On Thu, Feb 20, 2025 at 09:32:35AM +0000, K Prateek Nayak wrote:
Proposed approach
=================
This approach builds on Ben Segall's proposal in [4] which marked the
task in schedule() when exiting to usermode by setting
"in_return_to_user" flag except this prototype takes it a step ahead and
marks a "kernel critical section" within the syscall boundary using a
per-task "kernel_cs_count".
The rationale behind this approach is that the task can only hold
kernel resources when running in kernel mode in preemptible context. In
this POC, the entire syscall boundary is marked as a kernel critical
section but in the future, the API can be used to mark fine grained
boundaries like between an up_read(), down_read() or up_write(),
down_write() pair.
Within a kernel critical section, throttling events are deferred until
the task's "kernel_cs_count" hits 0. Currently this count is an integer
to catch any cases where the count turns negative as a result of
oversights on my part but this could be changed to a preempt count like
mechanism to request a resched.
cfs_rq throttled picked again
v v
----|*********| (preempted by tick / wakeup) |***********| (full throttle)
^ ^
critical section cfs_rq is throttled partially critical section
entry since the task is still exit
runnable as it was preempted in
kernel critical section
The EEVDF infrastructure is extended to tracks the avg_vruntime and the
avg_load of only those entities preempted in kernel mode. When a cfs_rq
is throttled, it uses these metrics to select among the kernel mode
preempted tasks and running them till they exit to user mode.

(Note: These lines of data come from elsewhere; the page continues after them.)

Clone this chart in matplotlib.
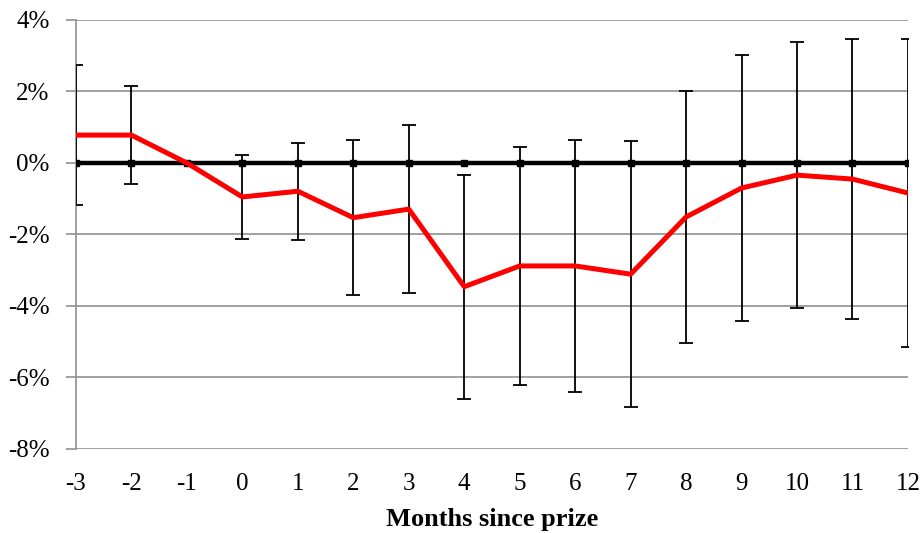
import matplotlib.pyplot as plt
from matplotlib.ticker import FuncFormatter

months = [-3, -2, -1, 0, 1, 2, 3, 4, 5, 6, 7, 8, 9, 10, 11, 12]
# effect in percent, with half-width of the confidence interval
effect = [0.78, 0.78, 0.0, -0.95, -0.79, -1.53, -1.29, -3.46, -2.88, -2.88,
          -3.11, -1.51, -0.70, -0.34, -0.45, -0.84]
ci = [1.96, 1.37, 0.0, 1.17, 1.36, 2.16, 2.35, 3.13, 3.33, 3.52,
      3.72, 3.53, 3.72, 3.72, 3.92, 4.31]
baseline = [0] * len(months)

plt.rcParams['font.family'] = ['Liberation Serif', 'DejaVu Serif']
plt.rcParams['axes.unicode_minus'] = False

fig = plt.figure(figsize=(9.23, 5.33), dpi=100)
ax = fig.add_axes([0.0823, 0.1576, 0.9014, 0.8049])

ax.yaxis.grid(True, color='#999999', linewidth=1.3)
ax.set_axisbelow(True)

ax.plot(months, baseline, color='black', linewidth=3.2, zorder=3)
ax.plot(months, baseline, linestyle='none', color='black', marker='s',
        markersize=4, zorder=3)
ax.errorbar(months, effect, yerr=ci, fmt='none', ecolor='black',
            elinewidth=1.3, capsize=5, capthick=1.3, zorder=4)
ax.plot(months, effect, color='#ff0000', linewidth=3.6, zorder=5)

ax.set_xlim(-3, 12)
ax.set_ylim(-8, 4)
ax.set_xticks(months)
ax.set_yticks(range(-8, 5, 2))
ax.yaxis.set_major_formatter(FuncFormatter(lambda v, p: '%d%%' % v))

for s in ['top', 'right', 'bottom']:
    ax.spines[s].set_visible(False)
ax.spines['left'].set_color('#999999')
ax.spines['left'].set_linewidth(1.3)

ax.tick_params(axis='y', length=7, width=1.3, color='#999999',
               labelsize=18, pad=12)
ax.tick_params(axis='x', length=0, labelsize=18, pad=17)

ax.set_xlabel('Months since prize', fontsize=19, fontweight='bold',
              labelpad=10)

fig.savefig('out.png', dpi=100)
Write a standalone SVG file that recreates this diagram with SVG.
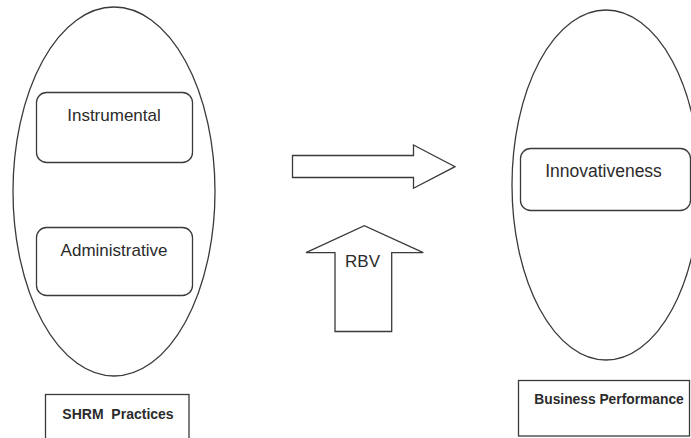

pick_eevdf() is made aware that it is operating on a throttled hierarchy
to only select among these tasks that were preempted in kernel mode (and
the sched entities of cfs_rq that lead to them). When a throttled
entity's "kernel_cs_count" hits 0, the entire hierarchy is frozen but
the hierarchy remains accessible for picking until that point.
root
/ \
A B * (throttled)
... / | \
0 1* 2*
(*) Preempted in kernel mode
o avg_kcs_vruntime = entity_key(1) * load(1) + entity_key(2) * load(2)
o avg_kcs_load = load(1) + load(2)
o throttled_vruntime_eligible:
entity preempted in kernel mode &&
entity_key(<>) * avg_kcs_load <= avg_kcs_vruntime
o rbtree is augmented with a "min_kcs_vruntime" field in sched entity
that propagates the smallest vruntime of the all the entities in
the subtree that are preempted in kernel mode. If they were
executing in usermode when preempted, this will be set to LLONG_MAX.
This is used to construct a min-heap and select through the
entities. Consider rbtree of B to look like:
1*
/ \
2* 0
min_kcs_vruntime = (se_in_kernel()) ? se->vruntime : LLONG_MAX:
min_kcs_vruntime = min(se->min_kcs_vruntime,
__node_2_se(rb_left)->min_kcs_vruntime,
__node_2_se(rb_right)->min_kcs_vruntime);
pick_eevdf() uses the min_kcs_vruntime on the virtual deadline sorted
tree to first check the left subtree for eligibility, then the node
itself, and then the right subtree.
*groan*... why not actually dequeue the tasks and only retain those with
non-zero cs_count? That avoids having to duplicate everything, no?